Given data —

+++++

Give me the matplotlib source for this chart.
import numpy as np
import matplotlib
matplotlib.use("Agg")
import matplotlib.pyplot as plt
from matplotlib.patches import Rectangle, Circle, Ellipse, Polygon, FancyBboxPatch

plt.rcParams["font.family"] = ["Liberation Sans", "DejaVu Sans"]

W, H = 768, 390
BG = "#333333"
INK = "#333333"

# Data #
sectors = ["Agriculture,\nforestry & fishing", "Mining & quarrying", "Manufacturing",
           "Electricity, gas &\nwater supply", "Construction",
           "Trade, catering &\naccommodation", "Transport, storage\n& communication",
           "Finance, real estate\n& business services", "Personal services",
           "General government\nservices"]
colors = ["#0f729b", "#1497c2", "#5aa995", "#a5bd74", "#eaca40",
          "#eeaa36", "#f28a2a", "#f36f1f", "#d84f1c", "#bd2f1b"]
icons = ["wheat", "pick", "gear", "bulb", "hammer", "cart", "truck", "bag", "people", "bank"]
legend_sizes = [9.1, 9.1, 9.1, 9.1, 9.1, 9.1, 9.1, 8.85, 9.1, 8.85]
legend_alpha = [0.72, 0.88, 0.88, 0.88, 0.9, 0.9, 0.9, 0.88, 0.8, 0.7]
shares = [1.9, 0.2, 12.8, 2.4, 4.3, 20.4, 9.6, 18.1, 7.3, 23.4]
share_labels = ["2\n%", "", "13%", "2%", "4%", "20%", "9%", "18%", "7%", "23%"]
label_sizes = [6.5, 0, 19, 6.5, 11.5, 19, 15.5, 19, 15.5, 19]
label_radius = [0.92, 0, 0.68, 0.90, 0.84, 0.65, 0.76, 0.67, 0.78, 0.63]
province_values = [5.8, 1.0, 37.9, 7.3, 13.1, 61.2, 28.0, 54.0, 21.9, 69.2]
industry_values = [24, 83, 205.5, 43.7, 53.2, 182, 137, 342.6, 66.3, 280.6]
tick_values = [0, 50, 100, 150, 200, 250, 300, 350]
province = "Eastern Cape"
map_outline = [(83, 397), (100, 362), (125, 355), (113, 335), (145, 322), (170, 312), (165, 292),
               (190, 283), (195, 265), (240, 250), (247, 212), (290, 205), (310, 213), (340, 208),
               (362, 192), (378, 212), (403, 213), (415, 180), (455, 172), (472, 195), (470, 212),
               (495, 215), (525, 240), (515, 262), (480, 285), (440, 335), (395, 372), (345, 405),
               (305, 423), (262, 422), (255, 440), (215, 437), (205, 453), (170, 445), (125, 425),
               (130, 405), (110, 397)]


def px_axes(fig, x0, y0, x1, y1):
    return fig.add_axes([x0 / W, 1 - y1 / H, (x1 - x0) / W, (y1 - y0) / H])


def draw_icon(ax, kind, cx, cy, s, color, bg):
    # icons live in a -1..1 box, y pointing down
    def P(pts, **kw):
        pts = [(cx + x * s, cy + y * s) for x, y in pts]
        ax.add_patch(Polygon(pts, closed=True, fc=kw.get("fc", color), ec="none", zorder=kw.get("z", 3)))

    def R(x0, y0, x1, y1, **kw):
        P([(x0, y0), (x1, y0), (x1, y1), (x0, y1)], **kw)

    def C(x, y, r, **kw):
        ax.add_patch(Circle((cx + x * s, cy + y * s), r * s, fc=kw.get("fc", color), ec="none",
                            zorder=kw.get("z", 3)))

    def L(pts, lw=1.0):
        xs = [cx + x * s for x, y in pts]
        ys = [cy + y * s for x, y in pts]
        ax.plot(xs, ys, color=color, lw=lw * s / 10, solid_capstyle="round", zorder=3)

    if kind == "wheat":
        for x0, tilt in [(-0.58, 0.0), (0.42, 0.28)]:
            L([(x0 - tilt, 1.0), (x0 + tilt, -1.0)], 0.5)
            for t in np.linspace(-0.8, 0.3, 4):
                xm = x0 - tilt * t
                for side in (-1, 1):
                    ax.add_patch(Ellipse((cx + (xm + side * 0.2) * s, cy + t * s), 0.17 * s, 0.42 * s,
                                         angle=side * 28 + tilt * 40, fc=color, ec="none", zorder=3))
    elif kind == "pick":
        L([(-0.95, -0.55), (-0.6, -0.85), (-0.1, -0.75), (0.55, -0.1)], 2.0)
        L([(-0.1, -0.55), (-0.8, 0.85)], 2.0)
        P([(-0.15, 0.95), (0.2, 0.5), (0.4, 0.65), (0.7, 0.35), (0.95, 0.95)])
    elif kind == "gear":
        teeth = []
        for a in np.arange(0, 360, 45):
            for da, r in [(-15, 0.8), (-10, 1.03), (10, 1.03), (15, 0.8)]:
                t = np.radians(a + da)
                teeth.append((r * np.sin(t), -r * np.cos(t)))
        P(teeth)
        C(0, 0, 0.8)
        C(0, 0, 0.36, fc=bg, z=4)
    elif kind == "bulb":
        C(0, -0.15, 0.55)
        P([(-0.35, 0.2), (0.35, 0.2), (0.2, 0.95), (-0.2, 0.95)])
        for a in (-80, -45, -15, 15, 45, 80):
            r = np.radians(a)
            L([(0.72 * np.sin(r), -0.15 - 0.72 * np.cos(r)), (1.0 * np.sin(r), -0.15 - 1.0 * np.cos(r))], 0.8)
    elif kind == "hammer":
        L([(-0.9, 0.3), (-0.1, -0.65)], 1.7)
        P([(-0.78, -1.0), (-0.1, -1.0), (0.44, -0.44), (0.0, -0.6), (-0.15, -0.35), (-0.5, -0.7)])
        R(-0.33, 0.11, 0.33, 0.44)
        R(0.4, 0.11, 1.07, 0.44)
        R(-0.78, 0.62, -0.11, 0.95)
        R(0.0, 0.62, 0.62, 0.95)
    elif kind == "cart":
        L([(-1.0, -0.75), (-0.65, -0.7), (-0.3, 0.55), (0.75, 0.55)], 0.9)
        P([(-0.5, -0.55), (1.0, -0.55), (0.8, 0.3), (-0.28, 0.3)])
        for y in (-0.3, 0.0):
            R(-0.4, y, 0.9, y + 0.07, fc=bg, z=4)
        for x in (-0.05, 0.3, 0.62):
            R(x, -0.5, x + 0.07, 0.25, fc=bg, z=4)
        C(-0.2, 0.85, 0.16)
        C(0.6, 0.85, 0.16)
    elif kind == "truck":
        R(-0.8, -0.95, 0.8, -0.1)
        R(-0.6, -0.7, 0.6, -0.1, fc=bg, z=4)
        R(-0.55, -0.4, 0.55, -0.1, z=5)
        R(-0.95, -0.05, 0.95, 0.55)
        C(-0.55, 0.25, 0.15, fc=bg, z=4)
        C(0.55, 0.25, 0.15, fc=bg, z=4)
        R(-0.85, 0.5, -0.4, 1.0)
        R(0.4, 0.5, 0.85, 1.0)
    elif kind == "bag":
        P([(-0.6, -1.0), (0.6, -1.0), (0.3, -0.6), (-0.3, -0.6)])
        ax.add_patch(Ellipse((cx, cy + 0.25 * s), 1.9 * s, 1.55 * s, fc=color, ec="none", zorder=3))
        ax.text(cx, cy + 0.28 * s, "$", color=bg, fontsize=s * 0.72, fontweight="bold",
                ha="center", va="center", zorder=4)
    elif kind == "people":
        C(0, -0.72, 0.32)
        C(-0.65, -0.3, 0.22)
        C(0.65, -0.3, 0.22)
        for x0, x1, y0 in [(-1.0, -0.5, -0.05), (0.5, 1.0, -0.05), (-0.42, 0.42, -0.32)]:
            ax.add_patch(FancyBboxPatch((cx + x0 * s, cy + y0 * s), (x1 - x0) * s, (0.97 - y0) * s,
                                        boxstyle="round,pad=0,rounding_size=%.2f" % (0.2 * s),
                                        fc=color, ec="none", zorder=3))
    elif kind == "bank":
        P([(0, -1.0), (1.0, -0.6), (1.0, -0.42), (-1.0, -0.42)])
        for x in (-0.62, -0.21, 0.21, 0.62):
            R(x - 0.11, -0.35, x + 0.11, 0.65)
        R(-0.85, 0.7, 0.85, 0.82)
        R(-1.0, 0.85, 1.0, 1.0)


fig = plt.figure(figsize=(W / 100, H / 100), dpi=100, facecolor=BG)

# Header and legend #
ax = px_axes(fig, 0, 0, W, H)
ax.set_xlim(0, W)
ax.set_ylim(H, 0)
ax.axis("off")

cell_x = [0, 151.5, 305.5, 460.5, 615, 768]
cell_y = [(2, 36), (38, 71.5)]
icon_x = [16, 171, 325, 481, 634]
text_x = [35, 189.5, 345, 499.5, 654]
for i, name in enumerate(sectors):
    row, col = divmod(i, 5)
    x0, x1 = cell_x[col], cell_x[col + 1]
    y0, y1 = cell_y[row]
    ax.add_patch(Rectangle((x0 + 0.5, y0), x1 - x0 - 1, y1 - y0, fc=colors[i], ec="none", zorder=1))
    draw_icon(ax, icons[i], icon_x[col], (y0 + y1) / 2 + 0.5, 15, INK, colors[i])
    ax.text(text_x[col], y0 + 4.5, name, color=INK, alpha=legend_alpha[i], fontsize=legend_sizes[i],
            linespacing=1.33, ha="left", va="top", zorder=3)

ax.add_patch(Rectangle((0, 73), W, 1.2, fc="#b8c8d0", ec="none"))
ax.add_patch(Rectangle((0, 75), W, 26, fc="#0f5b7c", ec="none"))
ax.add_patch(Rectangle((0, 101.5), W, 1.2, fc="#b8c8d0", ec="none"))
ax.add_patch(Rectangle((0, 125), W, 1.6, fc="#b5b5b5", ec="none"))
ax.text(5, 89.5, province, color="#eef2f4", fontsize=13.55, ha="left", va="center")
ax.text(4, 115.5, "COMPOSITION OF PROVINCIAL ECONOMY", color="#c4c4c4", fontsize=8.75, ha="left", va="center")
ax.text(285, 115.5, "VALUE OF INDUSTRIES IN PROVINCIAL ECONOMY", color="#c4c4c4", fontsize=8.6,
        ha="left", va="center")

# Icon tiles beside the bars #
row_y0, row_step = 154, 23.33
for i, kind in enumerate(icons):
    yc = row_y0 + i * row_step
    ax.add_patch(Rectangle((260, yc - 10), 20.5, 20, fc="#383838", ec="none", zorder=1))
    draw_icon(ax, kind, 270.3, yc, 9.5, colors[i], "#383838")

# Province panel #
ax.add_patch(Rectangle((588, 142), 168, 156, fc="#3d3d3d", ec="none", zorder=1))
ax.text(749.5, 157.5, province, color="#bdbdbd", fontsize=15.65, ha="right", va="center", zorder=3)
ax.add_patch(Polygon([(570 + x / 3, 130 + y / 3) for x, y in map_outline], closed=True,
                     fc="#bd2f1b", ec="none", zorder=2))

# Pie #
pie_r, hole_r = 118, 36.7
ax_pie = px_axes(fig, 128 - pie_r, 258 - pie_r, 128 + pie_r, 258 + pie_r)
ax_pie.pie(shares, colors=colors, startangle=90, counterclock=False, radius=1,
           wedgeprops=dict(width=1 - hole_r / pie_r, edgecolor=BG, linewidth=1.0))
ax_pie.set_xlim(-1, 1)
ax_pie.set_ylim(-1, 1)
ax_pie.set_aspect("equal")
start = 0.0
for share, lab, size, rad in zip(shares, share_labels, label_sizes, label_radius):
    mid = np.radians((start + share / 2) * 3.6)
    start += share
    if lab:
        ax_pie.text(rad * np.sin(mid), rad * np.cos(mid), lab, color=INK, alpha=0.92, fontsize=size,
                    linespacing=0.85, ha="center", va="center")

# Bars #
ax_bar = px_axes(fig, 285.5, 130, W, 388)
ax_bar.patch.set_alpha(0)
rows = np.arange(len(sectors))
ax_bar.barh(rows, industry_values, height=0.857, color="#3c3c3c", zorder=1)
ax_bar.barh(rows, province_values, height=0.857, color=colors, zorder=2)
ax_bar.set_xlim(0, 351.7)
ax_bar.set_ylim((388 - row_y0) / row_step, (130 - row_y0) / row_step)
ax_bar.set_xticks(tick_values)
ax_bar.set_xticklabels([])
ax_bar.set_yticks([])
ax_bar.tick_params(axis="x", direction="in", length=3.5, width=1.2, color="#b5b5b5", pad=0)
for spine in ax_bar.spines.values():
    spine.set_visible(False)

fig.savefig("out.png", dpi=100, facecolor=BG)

+++++

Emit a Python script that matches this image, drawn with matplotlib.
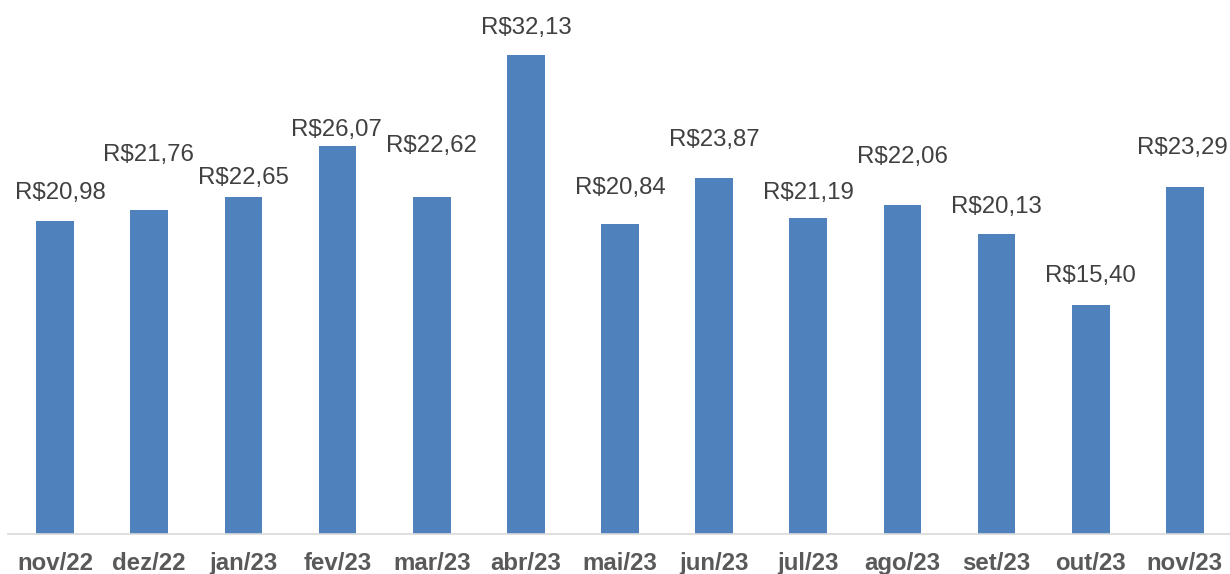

+++++

Aim — List each line of the records that holds the string "this".

Response below —
Give me the matplotlib source for this chart.
Emit a Python script that matches this image, drawn with matplotlib.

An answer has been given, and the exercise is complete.